Dans les deux romans, le caractère intéressé et hypocrite du personnage parodique a pour dessein de dénoncer l’invraisemblance du modèle richardsonien par inversion. L’image en creux – inversée – de Pamela que Fielding construit pour ses lecteurs est donc celle d’une héroïne à la constance morale incroyable, victime d’un amour qu’elle ne partage pas et d’une persécution qui lui répugne. Or, il se trouve que les deux romans de Fielding véhiculent une image déformée de Pamela, évidente si l’on va lire le roman de Richardson. Loin d’avoir voulu créer un parangon de vertu dont la constance et la résistance la rendaient si invraisemblable pour Fielding qu’elle ne pouvait dès lors qu’être hypocrite, Richardson a au contraire créé une héroïne hésitante, tiraillée entre sa volonté de garder sa vertu et ce qui ne peut être interprété que comme un amour inconscient pour son maître.
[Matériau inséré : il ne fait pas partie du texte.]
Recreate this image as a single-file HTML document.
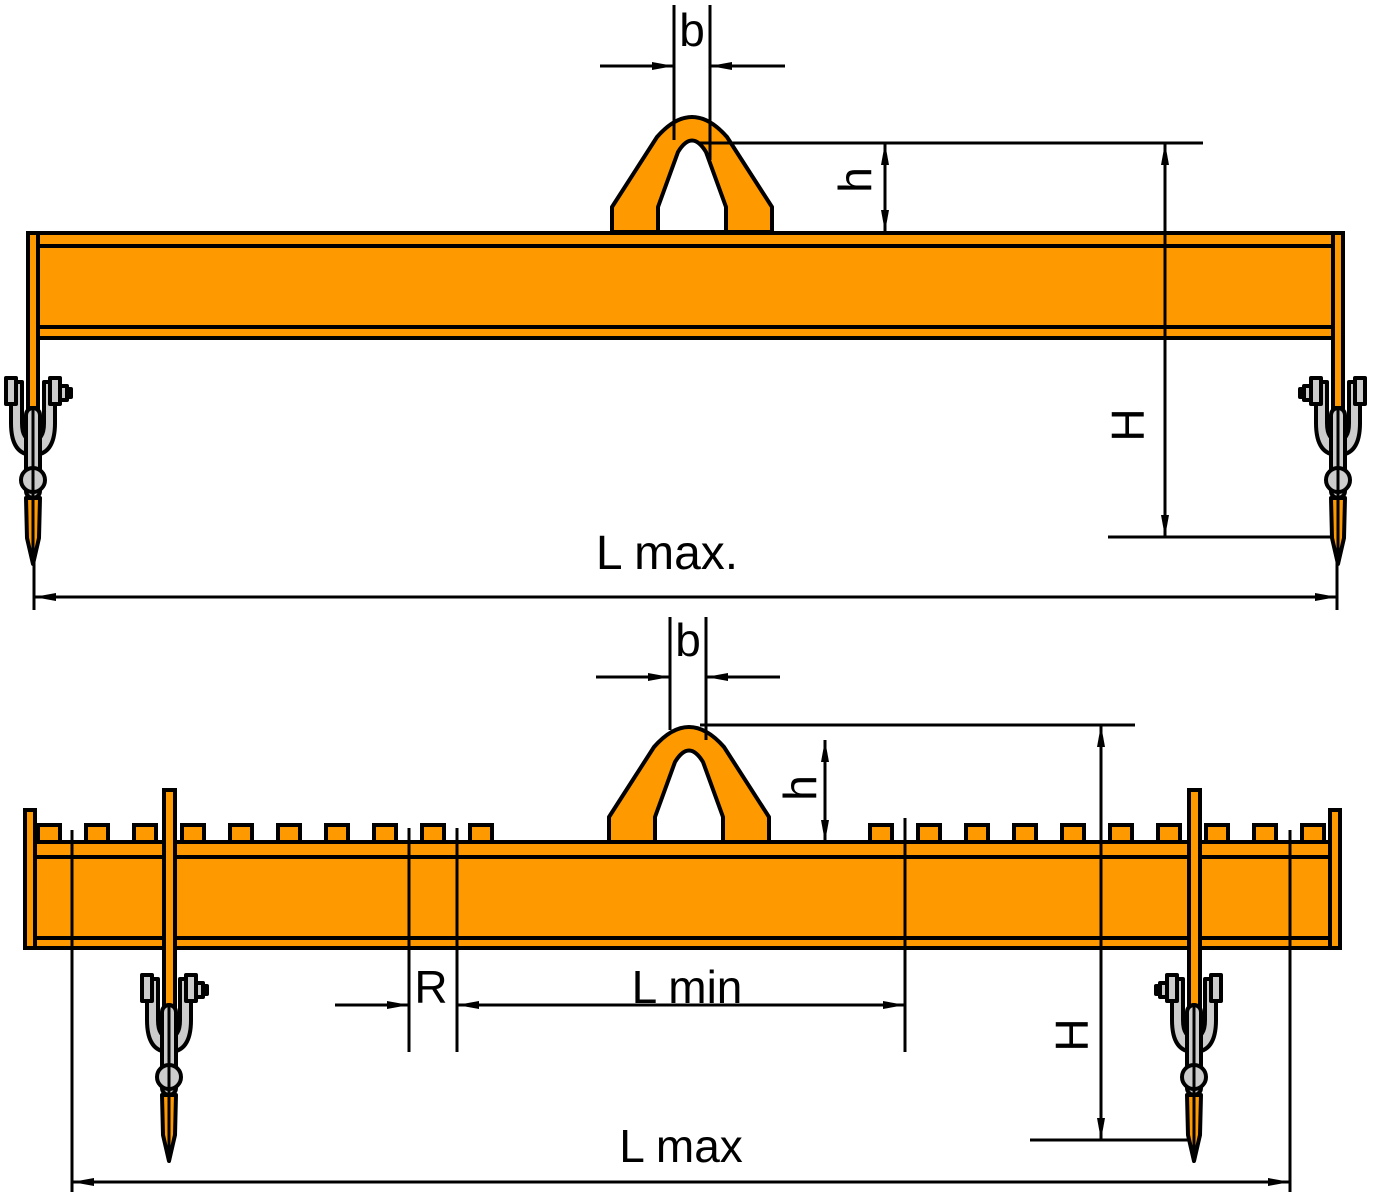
<!DOCTYPE html>
<html><head><style>body{margin:0;background:#fff}svg{display:block}text{font-family:"Liberation Sans",sans-serif;fill:#000}</style></head><body>
<svg width="1373" height="1200" viewBox="0 0 1373 1200" xmlns="http://www.w3.org/2000/svg">
<defs>
<marker id="a" viewBox="0 0 22 8" refX="22" refY="4" markerWidth="22" markerHeight="8" markerUnits="userSpaceOnUse" orient="auto-start-reverse"><path d="M0,0 L22,4 L0,8 Z" fill="#000"/></marker>
<g id="sh" stroke="#000" stroke-width="4" stroke-linejoin="round">
<path d="M-22,4 L-22,45 Q-22,77 0,77 Q22,77 22,45 L22,4 L11,4 L11,45 Q11,62 0,62 Q-11,62 -11,45 L-11,4 Z" fill="#ccc"/>
<rect x="-27" y="0" width="10" height="26" fill="#ccc"/>
<rect x="17" y="0" width="10" height="26" fill="#ccc"/>
<rect x="27" y="8" width="7" height="14" fill="#ccc"/>
<rect x="34" y="11" width="4" height="8" fill="#ccc"/>
<rect x="-7" y="30" width="14" height="90" rx="7" fill="#ccc"/>
<circle cx="0" cy="102" r="12" fill="#ccc"/>
<path d="M-7,120 L7,120 L6,160 L0,186 L-6,160 Z" fill="#f90"/>
<line x1="0" y1="28" x2="0" y2="186" stroke-width="3"/>
</g>
<g id="eye" stroke="#000" stroke-width="4" fill="#f90" stroke-linejoin="round">
<path d="M-80,0 L-80,-25 L-35,-95 Q0,-135 35,-95 L80,-25 L80,0 Z"/>
<path d="M-34,0 L-34,-25 L-14,-80 Q0,-103 14,-80 L34,-25 L34,0 Z" fill="#fff"/>
</g>
</defs>
<!-- TOP -->
<g stroke="#000" stroke-width="4">
<rect x="28" y="233" width="10" height="175" fill="#f90"/>
<rect x="1333" y="233" width="10" height="175" fill="#f90"/>
<rect x="38" y="233" width="1295" height="105" fill="#f90"/>
<line x1="38" y1="246" x2="1333" y2="246"/>
<line x1="38" y1="327" x2="1333" y2="327"/>
</g>
<use href="#eye" x="692" y="232"/>
<use href="#sh" x="33" y="378"/>
<g transform="translate(1338,378) scale(-1,1)"><use href="#sh"/></g>
<g stroke="#000" stroke-width="3" fill="none">
<line x1="674" y1="5" x2="674" y2="140"/><line x1="710" y1="5" x2="710" y2="160"/>
<line x1="600" y1="66" x2="674" y2="66" marker-end="url(#a)"/>
<line x1="785" y1="66" x2="710" y2="66" marker-end="url(#a)"/>
<line x1="700" y1="143" x2="1203" y2="143"/>
<line x1="885" y1="143" x2="885" y2="232" marker-start="url(#a)" marker-end="url(#a)"/>
<line x1="1165" y1="143" x2="1165" y2="537" marker-start="url(#a)" marker-end="url(#a)"/>
<line x1="1108" y1="537" x2="1330" y2="537"/>
<line x1="34" y1="560" x2="34" y2="610"/><line x1="1337" y1="560" x2="1337" y2="610"/>
<line x1="34" y1="597" x2="1337" y2="597" marker-start="url(#a)" marker-end="url(#a)"/>
</g>
<text x="692" y="46" font-size="46" text-anchor="middle">b</text>
<text transform="translate(871,180) rotate(-90)" font-size="46" text-anchor="middle">h</text>
<text transform="translate(1144,425) rotate(-90)" font-size="46" text-anchor="middle">H</text>
<text x="667" y="569" font-size="48" text-anchor="middle">L max.</text>
<!-- BOTTOM -->
<g stroke="#000" stroke-width="4" fill="#f90">
<rect x="38" y="825" width="22" height="17"/><rect x="86" y="825" width="22" height="17"/><rect x="134" y="825" width="22" height="17"/><rect x="182" y="825" width="22" height="17"/><rect x="230" y="825" width="22" height="17"/><rect x="278" y="825" width="22" height="17"/><rect x="326" y="825" width="22" height="17"/><rect x="374" y="825" width="22" height="17"/><rect x="422" y="825" width="22" height="17"/><rect x="470" y="825" width="22" height="17"/>
<rect x="870" y="825" width="22" height="17"/><rect x="918" y="825" width="22" height="17"/><rect x="966" y="825" width="22" height="17"/><rect x="1014" y="825" width="22" height="17"/><rect x="1062" y="825" width="22" height="17"/><rect x="1110" y="825" width="22" height="17"/><rect x="1158" y="825" width="22" height="17"/><rect x="1206" y="825" width="22" height="17"/><rect x="1254" y="825" width="22" height="17"/><rect x="1302" y="825" width="22" height="17"/>
<rect x="25" y="810" width="10" height="138"/>
<rect x="1330" y="810" width="10" height="138"/>
<rect x="35" y="842" width="1295" height="106"/>
<line x1="35" y1="857" x2="1330" y2="857"/>
<line x1="35" y1="938" x2="1330" y2="938"/>
<rect x="164" y="790" width="11" height="220"/>
<rect x="1189" y="790" width="11" height="220"/>
</g>
<use href="#eye" x="689" y="842"/>
<g transform="translate(169,975)"><use href="#sh"/></g>
<g transform="translate(1194,975) scale(-1,1)"><use href="#sh"/></g>
<g stroke="#000" stroke-width="3" fill="none">
<line x1="670" y1="617" x2="670" y2="730"/><line x1="706" y1="617" x2="706" y2="740"/>
<line x1="596" y1="677" x2="670" y2="677" marker-end="url(#a)"/>
<line x1="780" y1="677" x2="706" y2="677" marker-end="url(#a)"/>
<line x1="700" y1="725" x2="1135" y2="725"/>
<line x1="825" y1="740" x2="825" y2="842" marker-start="url(#a)" marker-end="url(#a)"/>
<line x1="1101" y1="725" x2="1101" y2="1140" marker-start="url(#a)" marker-end="url(#a)"/>
<line x1="1030" y1="1140" x2="1190" y2="1140"/>
<line x1="72" y1="830" x2="72" y2="1192"/><line x1="1290" y1="830" x2="1290" y2="1192"/>
<line x1="72" y1="1182" x2="1290" y2="1182" marker-start="url(#a)" marker-end="url(#a)"/>
<line x1="409" y1="828" x2="409" y2="1052"/><line x1="457" y1="828" x2="457" y2="1052"/>
<line x1="905" y1="818" x2="905" y2="1052"/>
<line x1="335" y1="1005" x2="409" y2="1005" marker-end="url(#a)"/>
<line x1="457" y1="1005" x2="905" y2="1005" marker-start="url(#a)" marker-end="url(#a)"/>
</g>
<text x="688" y="656" font-size="46" text-anchor="middle">b</text>
<text transform="translate(816,788) rotate(-90)" font-size="46" text-anchor="middle">h</text>
<text transform="translate(1088,1035) rotate(-90)" font-size="46" text-anchor="middle">H</text>
<text x="431" y="1003" font-size="46" text-anchor="middle">R</text>
<text x="687" y="1003" font-size="46" text-anchor="middle">L min</text>
<text x="681" y="1162" font-size="46" text-anchor="middle">L max</text>
</svg>
</body></html>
Un seul exemple pourra nous en convaincre. Dans la lettre XII de Pamela, l’épistolière tente d’expliquer à ses parents les raisons qui l’ont empêchée de s’enfuir de chez son maître qui lui fait la vie si dure :
Sometimes I thought I would leave the House, and go to the next Town, and wait an Opportunity to get to you ; but then I was at Loss to resolve whether to take away the Things he had given me, or no, and how to take them away : Sometimes I thought to leave them behind me, and only go with the Cloaths on my Back ; but then I had two miles and a half, and a By-way, to go to the Town ; and being pretty well-dress’d, I might come to some harm, almost as bad as what I would run away from ; and then may-be, thought I, it will be reported, I have stolen something, and so was forc’d to run away ; and to carry a bad Name back with me to my dear poor Parents, would be a sad Thing, indeed.
Tantôt je songeais à quitter la maison et à aller au visage voisin, pour y attendre l’occasion de me rendre chez vous ; mais je ne savais si je devais prendre avec moi les hardes qu’il m’a données, ni comment les emporter. Tantôt je pensais à les laisser, et à n’emporter que ce que j’avais sur le corps. Mais il y avait deux milles et demi jusqu’au village, et cela par un chemin détourné ; et comme j’étais assez bien mise, je craignais de m’exposer à quelque malheur, presque aussi grand que celui que je voulais éviter. Et puis, pensai-je, on publiera peut-être que j’ai volé quelque chose, et que cela m’avait obligée à m’enfuir ; et ç’aurait été une chose bien triste de m’en retourner chez mes chers parents avec une mauvaise réputation ! [15]
Pamela tente de justifier auprès de ses parents le fait qu’elle ne s’enfuie pas d’une manière qui n’est pas des plus convaincantes. Outre la raison qu’elle invoque – elle serait trop bien habillée ! –, elle se perd dans des alternatives (Sometimes I thought … but then … Sometimes I thought … but then) et de pures hypothèses (usage du conditionnel, would, might, may-be) qui n’ont pas plus de réalité les unes que les autres, elle imagine des catastrophes en série, soulignées par les polysyndètes (and … and … and then). D’ailleurs, dans la lettre suivante, sa mère, en lui parlant trois fois des tentations [temptations] auxquelles elle doit résister montre bien qu’elle n’est pas dupe des stratégies de sa fille. Ainsi, Pamela cherche des excuses pour rester qui s’adressent moins à ses parents qu’à elle. D’où l’impression, fréquente dans le roman, que les détails excessifs que donne la jeune fille sont moins destinés à convaincre ses parents qu’elle-même. D’où, peut-être aussi, le passage du roman épistolaire au journal intime, qui reflète les délibérations intérieures de l’héroïne. Ce n’est pas à son maître que résiste Pamela, mais à elle-même ; et si sa vertu est récompensée, ce n’est pas parce qu’elle se bat pour elle, mais parce qu’elle se bat contre la tentation du vice, et c’est bien cela qui a ému à l’époque de sa parution [16] . En cela, Pamela n’est ni une mystificatrice, ni un exemple de vertu inaccessible et incroyable.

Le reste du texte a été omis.